Short North Posse: A timeline
The Short North Posse is back in the news after a recent bust. Indictments were issued for 19 suspected members on charges of racketeering, drug trafficking and weapons. Here’s a summary of various news accounts of the gang’s activities through the years.
August 1989
Federal indictments date the start of the Short North Posse’s activities to this month, marked by the selling of crack cocaine and firearms around Weinland Park. Court testimony later would allege that childhood friends Robert W. Dotson and Marshon Mays were the founding members.
May 1994
A 15-year-old boy is fatally shot in City Center mall. The act is widely regarded as a gang dispute, as Columbus police believe the dead teen was a leader of the Short North Posse.
March 1995
Following the filing of more than 200 federal felony charges against 46 suspects, Columbus police conduct a massive raid that nets 32 alleged gang members. The remaining suspects would be captured in the following months.

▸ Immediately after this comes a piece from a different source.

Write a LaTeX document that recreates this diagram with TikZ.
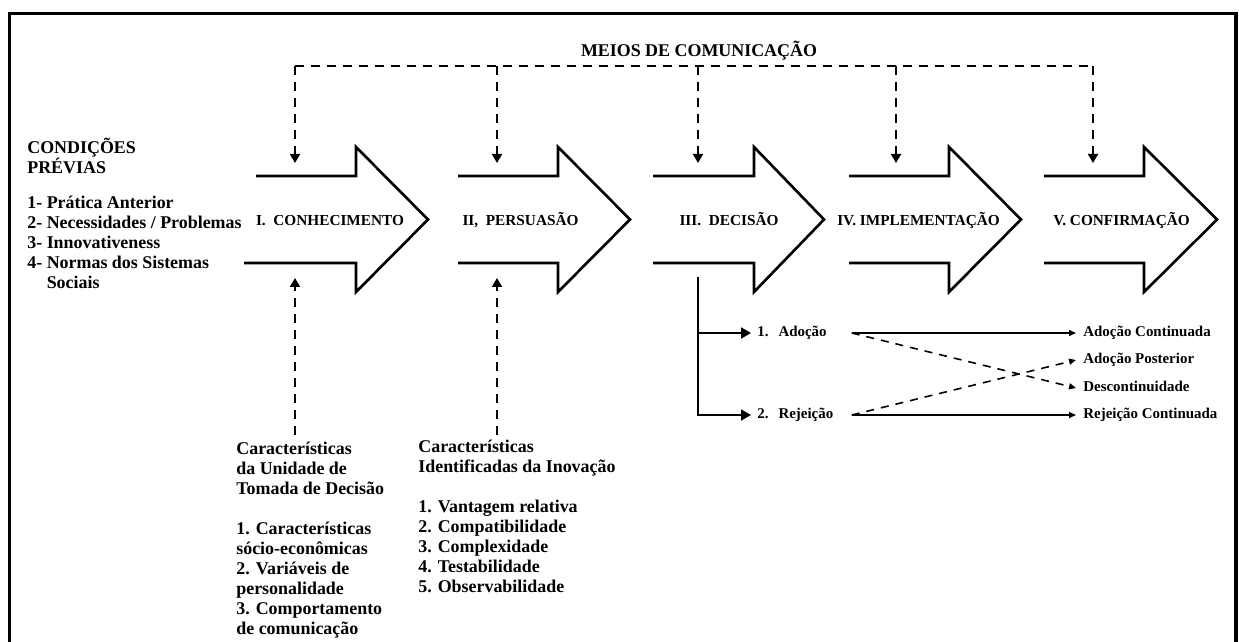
\documentclass[tikz,border=0pt]{standalone}
\usepackage{fontspec}
\setmainfont{Liberation Serif}
\usetikzlibrary{arrows.meta}

\begin{document}
\begin{tikzpicture}[x=0.2cm,y=-0.2cm]
\tikzstyle{etapa}=[line width=1.5pt]
\tikzstyle{rotulo}=[font=\fontsize{8.7}{10}\selectfont\bfseries,inner sep=0pt,anchor=base]
\tikzstyle{texto}=[font=\fontsize{10.2}{11.34}\selectfont\bfseries,align=left,inner sep=0pt,anchor=north west]
\tikzstyle{tracejado}=[line width=1.1pt,dash pattern=on 0.18cm off 0.14cm]
\tikzstyle{canal}=[tracejado,-{Triangle[width=0.2cm,length=0.18cm]}]
\tikzstyle{ramo}=[line width=1.1pt,-{Triangle[width=0.22cm,length=0.2cm]}]
\tikzstyle{saida}=[line width=0.9pt,-{Triangle[width=0.12cm,length=0.14cm]}]
\tikzstyle{escolha}=[font=\fontsize{8.5}{10}\selectfont\bfseries,anchor=west,inner xsep=0.12cm,inner ysep=0pt,text height=0.22cm,text depth=0.07cm,text width=1.76cm,align=left]
\tikzstyle{resultado}=[font=\fontsize{8.5}{10}\selectfont\bfseries,anchor=west,inner xsep=0.14cm,inner ysep=0pt,text height=0.22cm,text depth=0.07cm]

\useasboundingbox (0,0) rectangle (123.9,64.2);
\draw[line width=2pt] (0.95,64.2) -- (0.95,1.33) -- (123.6,1.33) -- (123.6,64.2);

\node[font=\fontsize{10.2}{12}\selectfont\bfseries,inner sep=0pt,anchor=base] (meios) at (69.9,5.67) {MEIOS DE COMUNICAÇÃO};

%the five stages
\draw[etapa] (25.6,17.6) -- (35.6,17.6) -- (35.6,14.7) -- (42.8,21.95) -- (35.6,29.2) -- (35.6,26.3) -- (24.4,26.3);
\draw[etapa] (45.8,17.6) -- (55.8,17.6) -- (55.8,14.7) -- (63.0,21.95) -- (55.8,29.2) -- (55.8,26.3) -- (45.8,26.3);
\draw[etapa] (65.3,17.6) -- (75.4,17.6) -- (75.4,14.7) -- (82.4,21.95) -- (75.4,29.2) -- (75.4,26.3) -- (65.3,26.3);
\draw[etapa] (84.9,17.6) -- (94.9,17.6) -- (94.9,14.7) -- (102.1,21.95) -- (94.9,29.2) -- (94.9,26.3) -- (84.9,26.3);
\draw[etapa] (104.4,17.6) -- (114.4,17.6) -- (114.4,14.7) -- (121.7,21.95) -- (114.4,29.2) -- (114.4,26.3) -- (104.4,26.3);

\node[rotulo] (conhecimento) at (33.0,22.58) {I.\ \ CONHECIMENTO};
\node[rotulo] (persuasao) at (52.05,22.58) {II,\ \ PERSUASÃO};
\node[rotulo] (decisao) at (72.9,22.58) {III.\ \ DECISÃO};
\node[rotulo] (implementacao) at (91.85,22.58) {IV.\ IMPLEMENTAÇÃO};
\node[rotulo] (confirmacao) at (112.15,22.58) {V.\ CONFIRMAÇÃO};

%media lines coming down
\coordinate (m1) at (29.5,6.57);
\coordinate (m2) at (49.7,6.57);
\coordinate (m3) at (69.8,6.57);
\coordinate (m4) at (89.6,6.57);
\coordinate (m5) at (109.3,6.57);
\draw[tracejado] (m1) -- (m5);
\draw[canal] (m1) -- (29.5,16.3);
\draw[canal] (m2) -- (49.7,16.3);
\draw[canal] (m3) -- (69.8,16.3);
\draw[canal] (m4) -- (89.6,16.3);
\draw[canal] (m5) -- (109.3,16.3);

\node[texto] (condicoes) at (2.7,13.8) {CONDIÇÕES\\PRÉVIAS};
\node[texto] (previas) at (2.7,19.55) {1- Prática Anterior\\2- Necessidades / Problemas\\3- Innovativeness\\4- Normas dos Sistemas\\\phantom{4- }Sociais};

\node[texto] (unidade) at (23.6,44.2) {Características\\da Unidade de\\Tomada de Decisão\\[11.5pt]1. Características\\sócio-econômicas\\2. Variáveis de\\personalidade\\3. Comportamento\\de comunicação};
\node[texto] (inovacao) at (41.8,44.0) {Características\\Identificadas da Inovação\\[11.5pt]1. Vantagem relativa\\2. Compatibilidade\\3. Complexidade\\4. Testabilidade\\5. Observabilidade};

\coordinate (sobe1) at (29.5,27.8);
\coordinate (sobe2) at (49.7,27.8);
\draw[canal,shorten <=0.14cm] (sobe1 |- unidade.north) -- (sobe1);
\draw[canal,shorten <=0.14cm] (sobe2 |- unidade.north) -- (sobe2);

%decision outcomes
\node[escolha] (adocao) at (75.1,33.3) {1.\ \ Adoção};
\node[escolha] (rejeicao) at (75.1,41.5) {2.\ \ Rejeição};
\coordinate (galho) at (69.8,27.7);
\draw[ramo] (galho) |- (rejeicao.west);
\draw[ramo] (galho |- adocao.west) -- (adocao.west);

\node[resultado] (continuada) at (107.6,33.3) {Adoção Continuada};
\node[resultado] (posterior) at (107.6,36.0) {Adoção Posterior};
\node[resultado] (descontinuidade) at (107.6,38.8) {Descontinuidade};
\node[resultado] (rejeitada) at (107.6,41.5) {Rejeição Continuada};

\draw[saida] (adocao.east) -- (continuada.west);
\draw[saida] (rejeicao.east) -- (rejeitada.west);
\draw[saida,dash pattern=on 0.16cm off 0.14cm] (adocao.east) -- (descontinuidade.west);
\draw[saida,dash pattern=on 0.16cm off 0.14cm] (rejeicao.east) -- (posterior.west);

\end{tikzpicture}
\end{document}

A federal attorney says the Short North Posse is Central Ohio’s “largest and most violent” gang, adding, “They literally took over the neighborhood with violence.”
August-October 1995
Gang members take the witness stand, testifying against one another and detailing the day-to-day operations of the Short North Posse. Forty-three convictions follow, including a handful of maximum prison sentences for several members early in 1996 (among them, Lamont “Fridge” Needum, who would receive a nearly 50-year sentence for robbing an undercover ATF agent at gunpoint outside a North Fourth Street apartment).
February 1996
U.S. Attorney General Janet Reno speaks at Weinland Park Elementary School to promote an antigang grant program developed by the Department of Justice. The program would go defunct in 1998. In April, President Bill Clinton and Vice President Al Gore are briefed on the Short North Posse.
May 1996
Derrick Russell, the final suspected SNP member listed in the March 1995 indictments, is captured in Louisville, Kentucky, after 14 months on the run. Russell allegedly is the gang’s ringleader, leveled with eight drug and weapons charges. In February 1997, he would plead guilty to one count of drug trafficking conspiracy and be sentenced to 27 years in prison. He would be released in 2007 after serving 11 years.
1997
Police say a revitalized Short North Posse has emerged, mostly comprised of friends and younger relatives of those original members now incarcerated. In the coming years, several of the convicted members will be released, with reportedly small numbers of them returning to gang life.
December 2006
Five suspected members of a second-generation Short North Posse are arrested in response to federal charges being filed against 10 people.
August 2009
Robert L. Wilson III, a suspected member of the Short North Posse, admits to killing a man during a robbery in September 2008 near Weinland Park. He is given a mandatory minimum sentence of 18 years in federal prison. The following month, Rashad “Buckwheat” Thompson would plead guilty to being an accomplice in the murder. He would be sentenced to 13 years in prison.
This story appeared in the February 2011 issue of Columbus Monthly.